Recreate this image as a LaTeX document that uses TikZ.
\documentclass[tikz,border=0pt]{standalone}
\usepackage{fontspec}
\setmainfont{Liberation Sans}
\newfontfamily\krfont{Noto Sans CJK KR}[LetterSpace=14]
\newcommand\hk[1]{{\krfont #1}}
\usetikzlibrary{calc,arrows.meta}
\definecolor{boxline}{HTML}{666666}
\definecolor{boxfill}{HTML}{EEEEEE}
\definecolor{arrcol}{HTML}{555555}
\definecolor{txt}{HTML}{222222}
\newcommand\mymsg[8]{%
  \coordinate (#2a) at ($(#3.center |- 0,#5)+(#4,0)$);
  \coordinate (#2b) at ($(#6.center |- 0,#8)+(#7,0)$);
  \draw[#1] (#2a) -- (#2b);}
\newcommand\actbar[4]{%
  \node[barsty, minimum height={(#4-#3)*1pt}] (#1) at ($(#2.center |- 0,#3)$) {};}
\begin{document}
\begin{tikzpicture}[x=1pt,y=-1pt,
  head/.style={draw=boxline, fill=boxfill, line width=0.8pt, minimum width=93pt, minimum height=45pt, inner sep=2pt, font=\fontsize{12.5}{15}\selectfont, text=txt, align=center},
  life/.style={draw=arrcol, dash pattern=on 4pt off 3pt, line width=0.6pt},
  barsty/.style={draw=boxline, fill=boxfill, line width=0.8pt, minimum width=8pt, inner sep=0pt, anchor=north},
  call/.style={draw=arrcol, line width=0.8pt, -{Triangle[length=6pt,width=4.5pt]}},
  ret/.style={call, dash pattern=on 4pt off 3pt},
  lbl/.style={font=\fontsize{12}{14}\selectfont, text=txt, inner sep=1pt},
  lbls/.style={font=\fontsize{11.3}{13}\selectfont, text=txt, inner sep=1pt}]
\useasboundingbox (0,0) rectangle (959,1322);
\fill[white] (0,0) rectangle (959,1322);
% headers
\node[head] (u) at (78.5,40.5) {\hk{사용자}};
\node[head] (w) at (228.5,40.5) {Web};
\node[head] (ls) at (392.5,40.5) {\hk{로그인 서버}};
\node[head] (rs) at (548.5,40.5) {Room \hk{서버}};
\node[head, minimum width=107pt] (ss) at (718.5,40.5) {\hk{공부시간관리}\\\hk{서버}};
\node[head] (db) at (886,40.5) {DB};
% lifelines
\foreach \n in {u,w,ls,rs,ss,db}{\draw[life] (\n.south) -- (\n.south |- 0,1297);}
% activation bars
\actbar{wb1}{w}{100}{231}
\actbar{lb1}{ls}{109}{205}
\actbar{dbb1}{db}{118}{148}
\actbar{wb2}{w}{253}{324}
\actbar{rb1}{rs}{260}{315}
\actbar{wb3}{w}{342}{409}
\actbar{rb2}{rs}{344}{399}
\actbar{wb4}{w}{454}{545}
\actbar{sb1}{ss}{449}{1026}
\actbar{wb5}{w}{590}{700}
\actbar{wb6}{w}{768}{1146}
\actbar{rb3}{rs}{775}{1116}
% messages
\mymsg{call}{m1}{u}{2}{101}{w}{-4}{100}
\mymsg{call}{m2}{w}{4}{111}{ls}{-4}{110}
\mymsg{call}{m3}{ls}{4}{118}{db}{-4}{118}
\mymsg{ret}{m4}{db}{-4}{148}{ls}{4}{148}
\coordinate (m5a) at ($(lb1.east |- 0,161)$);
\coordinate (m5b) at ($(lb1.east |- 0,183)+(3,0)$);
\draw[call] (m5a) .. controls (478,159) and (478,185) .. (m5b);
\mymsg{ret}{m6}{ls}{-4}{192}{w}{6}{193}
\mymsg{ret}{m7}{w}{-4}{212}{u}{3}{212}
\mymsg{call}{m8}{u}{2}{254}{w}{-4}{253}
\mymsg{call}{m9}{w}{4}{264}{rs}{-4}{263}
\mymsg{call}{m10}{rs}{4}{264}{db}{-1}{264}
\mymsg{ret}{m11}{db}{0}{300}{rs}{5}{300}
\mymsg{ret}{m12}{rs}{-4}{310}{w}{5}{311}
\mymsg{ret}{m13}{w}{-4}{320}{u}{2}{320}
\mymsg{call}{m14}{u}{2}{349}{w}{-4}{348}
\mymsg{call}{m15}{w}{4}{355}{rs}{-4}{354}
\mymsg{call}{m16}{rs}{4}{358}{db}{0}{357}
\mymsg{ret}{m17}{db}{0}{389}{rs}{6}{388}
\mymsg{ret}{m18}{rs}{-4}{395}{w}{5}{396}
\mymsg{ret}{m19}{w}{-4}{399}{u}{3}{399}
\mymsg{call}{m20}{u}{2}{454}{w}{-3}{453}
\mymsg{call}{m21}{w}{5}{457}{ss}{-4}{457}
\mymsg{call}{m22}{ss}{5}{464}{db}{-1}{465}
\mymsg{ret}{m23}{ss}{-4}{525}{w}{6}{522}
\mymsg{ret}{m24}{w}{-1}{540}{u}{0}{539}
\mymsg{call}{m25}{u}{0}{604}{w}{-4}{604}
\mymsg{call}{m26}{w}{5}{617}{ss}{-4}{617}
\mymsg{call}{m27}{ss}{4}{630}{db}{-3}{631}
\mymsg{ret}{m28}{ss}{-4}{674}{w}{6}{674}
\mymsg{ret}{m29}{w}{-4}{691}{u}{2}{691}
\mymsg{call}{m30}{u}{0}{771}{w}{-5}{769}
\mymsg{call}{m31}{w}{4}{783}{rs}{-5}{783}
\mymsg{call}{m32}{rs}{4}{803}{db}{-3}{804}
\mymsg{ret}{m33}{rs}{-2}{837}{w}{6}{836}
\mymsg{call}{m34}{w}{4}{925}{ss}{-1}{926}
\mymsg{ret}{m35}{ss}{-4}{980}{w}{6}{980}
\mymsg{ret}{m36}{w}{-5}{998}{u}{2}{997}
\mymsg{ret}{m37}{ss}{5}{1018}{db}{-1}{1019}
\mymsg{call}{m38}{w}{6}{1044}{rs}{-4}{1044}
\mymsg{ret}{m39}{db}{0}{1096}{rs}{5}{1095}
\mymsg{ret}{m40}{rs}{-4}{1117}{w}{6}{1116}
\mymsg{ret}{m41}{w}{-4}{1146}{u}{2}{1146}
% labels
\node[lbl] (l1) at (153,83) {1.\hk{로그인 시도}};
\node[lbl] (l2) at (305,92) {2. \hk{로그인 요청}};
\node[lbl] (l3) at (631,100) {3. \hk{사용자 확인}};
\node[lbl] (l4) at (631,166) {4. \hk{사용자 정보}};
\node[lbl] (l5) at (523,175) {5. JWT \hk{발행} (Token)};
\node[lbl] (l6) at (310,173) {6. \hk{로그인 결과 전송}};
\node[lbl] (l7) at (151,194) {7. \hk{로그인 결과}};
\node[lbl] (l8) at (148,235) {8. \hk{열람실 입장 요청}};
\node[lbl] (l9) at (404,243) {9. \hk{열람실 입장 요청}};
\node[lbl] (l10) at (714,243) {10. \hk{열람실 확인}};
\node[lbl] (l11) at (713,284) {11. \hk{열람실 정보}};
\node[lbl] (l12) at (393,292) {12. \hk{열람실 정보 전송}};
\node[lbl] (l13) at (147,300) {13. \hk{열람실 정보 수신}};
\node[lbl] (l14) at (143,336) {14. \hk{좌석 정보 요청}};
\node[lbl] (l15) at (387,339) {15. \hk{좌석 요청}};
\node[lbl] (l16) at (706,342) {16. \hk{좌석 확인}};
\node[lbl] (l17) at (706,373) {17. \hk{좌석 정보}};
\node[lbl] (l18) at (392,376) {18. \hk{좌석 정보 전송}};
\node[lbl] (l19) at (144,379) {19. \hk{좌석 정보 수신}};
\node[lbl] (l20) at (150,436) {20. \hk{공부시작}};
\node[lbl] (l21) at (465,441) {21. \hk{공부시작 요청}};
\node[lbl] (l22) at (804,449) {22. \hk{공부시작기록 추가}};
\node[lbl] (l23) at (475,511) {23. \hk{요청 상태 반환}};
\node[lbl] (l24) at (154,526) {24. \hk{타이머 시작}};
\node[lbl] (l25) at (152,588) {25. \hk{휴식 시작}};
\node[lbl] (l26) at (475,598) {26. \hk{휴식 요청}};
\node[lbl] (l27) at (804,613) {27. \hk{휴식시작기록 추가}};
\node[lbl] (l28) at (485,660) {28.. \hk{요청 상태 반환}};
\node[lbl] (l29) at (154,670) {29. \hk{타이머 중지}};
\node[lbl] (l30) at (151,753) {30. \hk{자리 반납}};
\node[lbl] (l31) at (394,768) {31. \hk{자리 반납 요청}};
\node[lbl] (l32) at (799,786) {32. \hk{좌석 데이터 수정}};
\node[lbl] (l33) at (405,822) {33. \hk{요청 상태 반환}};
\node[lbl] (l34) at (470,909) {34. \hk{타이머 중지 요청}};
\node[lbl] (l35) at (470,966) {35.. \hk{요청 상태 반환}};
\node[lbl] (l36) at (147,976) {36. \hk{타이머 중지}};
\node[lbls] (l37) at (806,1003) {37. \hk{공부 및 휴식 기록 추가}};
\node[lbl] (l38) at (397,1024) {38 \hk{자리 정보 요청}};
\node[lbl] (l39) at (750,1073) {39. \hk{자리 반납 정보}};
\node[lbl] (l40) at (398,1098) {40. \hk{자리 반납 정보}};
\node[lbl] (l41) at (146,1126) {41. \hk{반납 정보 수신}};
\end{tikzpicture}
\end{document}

---

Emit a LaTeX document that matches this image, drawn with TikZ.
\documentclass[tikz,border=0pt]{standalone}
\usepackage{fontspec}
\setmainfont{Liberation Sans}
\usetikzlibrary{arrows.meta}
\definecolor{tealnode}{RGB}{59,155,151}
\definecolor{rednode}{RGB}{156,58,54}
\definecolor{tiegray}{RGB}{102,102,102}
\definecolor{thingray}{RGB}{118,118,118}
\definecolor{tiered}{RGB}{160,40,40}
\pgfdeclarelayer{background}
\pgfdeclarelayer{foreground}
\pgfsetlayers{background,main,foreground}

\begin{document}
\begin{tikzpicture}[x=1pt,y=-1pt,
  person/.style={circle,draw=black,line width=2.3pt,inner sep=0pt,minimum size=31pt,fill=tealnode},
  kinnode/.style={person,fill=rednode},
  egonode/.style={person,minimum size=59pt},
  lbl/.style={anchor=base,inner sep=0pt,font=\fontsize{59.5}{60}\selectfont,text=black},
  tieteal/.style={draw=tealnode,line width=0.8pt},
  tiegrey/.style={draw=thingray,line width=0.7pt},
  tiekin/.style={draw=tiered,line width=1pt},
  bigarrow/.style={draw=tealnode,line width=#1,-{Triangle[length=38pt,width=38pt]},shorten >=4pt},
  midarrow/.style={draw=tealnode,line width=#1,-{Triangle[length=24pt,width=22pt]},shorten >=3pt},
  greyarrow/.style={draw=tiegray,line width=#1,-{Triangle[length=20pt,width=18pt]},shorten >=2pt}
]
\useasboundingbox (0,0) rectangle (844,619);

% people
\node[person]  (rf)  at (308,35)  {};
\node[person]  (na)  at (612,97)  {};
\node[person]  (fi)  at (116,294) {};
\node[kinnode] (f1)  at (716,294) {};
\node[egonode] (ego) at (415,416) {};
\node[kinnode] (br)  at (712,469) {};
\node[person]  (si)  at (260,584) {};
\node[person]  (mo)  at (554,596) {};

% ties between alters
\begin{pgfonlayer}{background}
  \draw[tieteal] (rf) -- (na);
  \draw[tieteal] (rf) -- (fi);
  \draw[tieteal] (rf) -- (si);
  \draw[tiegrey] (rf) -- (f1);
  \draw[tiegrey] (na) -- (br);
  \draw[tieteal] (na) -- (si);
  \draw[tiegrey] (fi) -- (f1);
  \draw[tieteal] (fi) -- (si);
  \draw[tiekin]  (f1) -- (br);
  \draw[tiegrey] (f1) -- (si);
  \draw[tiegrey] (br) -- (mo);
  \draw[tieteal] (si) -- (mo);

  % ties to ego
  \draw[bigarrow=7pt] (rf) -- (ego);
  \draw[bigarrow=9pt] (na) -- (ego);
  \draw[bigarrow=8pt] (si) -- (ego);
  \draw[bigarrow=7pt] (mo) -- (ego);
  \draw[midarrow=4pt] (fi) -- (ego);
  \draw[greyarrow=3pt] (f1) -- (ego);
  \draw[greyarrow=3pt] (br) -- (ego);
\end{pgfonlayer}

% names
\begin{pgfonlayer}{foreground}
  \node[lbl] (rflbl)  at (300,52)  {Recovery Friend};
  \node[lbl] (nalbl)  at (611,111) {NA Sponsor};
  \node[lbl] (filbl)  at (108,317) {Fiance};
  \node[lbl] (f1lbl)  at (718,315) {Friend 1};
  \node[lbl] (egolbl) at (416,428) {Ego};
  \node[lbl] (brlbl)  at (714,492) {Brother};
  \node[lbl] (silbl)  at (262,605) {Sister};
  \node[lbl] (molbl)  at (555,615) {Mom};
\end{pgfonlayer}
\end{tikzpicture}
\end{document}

--

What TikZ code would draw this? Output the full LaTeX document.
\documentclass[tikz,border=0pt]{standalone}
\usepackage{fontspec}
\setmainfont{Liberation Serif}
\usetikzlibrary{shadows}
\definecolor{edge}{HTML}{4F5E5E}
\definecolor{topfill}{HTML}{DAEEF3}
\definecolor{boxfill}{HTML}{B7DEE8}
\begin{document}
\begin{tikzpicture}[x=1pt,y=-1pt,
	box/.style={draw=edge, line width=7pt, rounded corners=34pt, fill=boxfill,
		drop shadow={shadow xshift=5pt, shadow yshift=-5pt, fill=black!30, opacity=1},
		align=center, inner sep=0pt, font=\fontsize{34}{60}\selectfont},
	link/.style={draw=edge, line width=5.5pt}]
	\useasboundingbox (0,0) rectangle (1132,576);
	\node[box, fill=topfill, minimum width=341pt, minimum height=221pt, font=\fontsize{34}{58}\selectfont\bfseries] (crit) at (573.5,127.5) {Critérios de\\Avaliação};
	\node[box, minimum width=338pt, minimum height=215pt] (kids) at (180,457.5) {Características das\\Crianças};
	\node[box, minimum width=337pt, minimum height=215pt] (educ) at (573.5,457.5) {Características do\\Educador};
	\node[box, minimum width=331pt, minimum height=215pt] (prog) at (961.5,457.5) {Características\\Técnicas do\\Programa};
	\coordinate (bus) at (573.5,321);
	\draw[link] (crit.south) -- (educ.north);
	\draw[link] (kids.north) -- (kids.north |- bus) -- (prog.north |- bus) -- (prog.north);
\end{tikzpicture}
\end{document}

Aim
Copy exactly, and only, the lines from the one containing "Emit a LaTeX" through the one containing "(0,0) rectangle (844,619);".

Task solution
Emit a LaTeX document that matches this image, drawn with TikZ.
\documentclass[tikz,border=0pt]{standalone}
\usepackage{fontspec}
\setmainfont{Liberation Sans}
\usetikzlibrary{arrows.meta}
\definecolor{tealnode}{RGB}{59,155,151}
\definecolor{rednode}{RGB}{156,58,54}
\definecolor{tiegray}{RGB}{102,102,102}
\definecolor{thingray}{RGB}{118,118,118}
\definecolor{tiered}{RGB}{160,40,40}
\pgfdeclarelayer{background}
\pgfdeclarelayer{foreground}
\pgfsetlayers{background,main,foreground}

\begin{document}
\begin{tikzpicture}[x=1pt,y=-1pt,
  person/.style={circle,draw=black,line width=2.3pt,inner sep=0pt,minimum size=31pt,fill=tealnode},
  kinnode/.style={person,fill=rednode},
  egonode/.style={person,minimum size=59pt},
  lbl/.style={anchor=base,inner sep=0pt,font=\fontsize{59.5}{60}\selectfont,text=black},
  tieteal/.style={draw=tealnode,line width=0.8pt},
  tiegrey/.style={draw=thingray,line width=0.7pt},
  tiekin/.style={draw=tiered,line width=1pt},
  bigarrow/.style={draw=tealnode,line width=#1,-{Triangle[length=38pt,width=38pt]},shorten >=4pt},
  midarrow/.style={draw=tealnode,line width=#1,-{Triangle[length=24pt,width=22pt]},shorten >=3pt},
  greyarrow/.style={draw=tiegray,line width=#1,-{Triangle[length=20pt,width=18pt]},shorten >=2pt}
]
\useasboundingbox (0,0) rectangle (844,619);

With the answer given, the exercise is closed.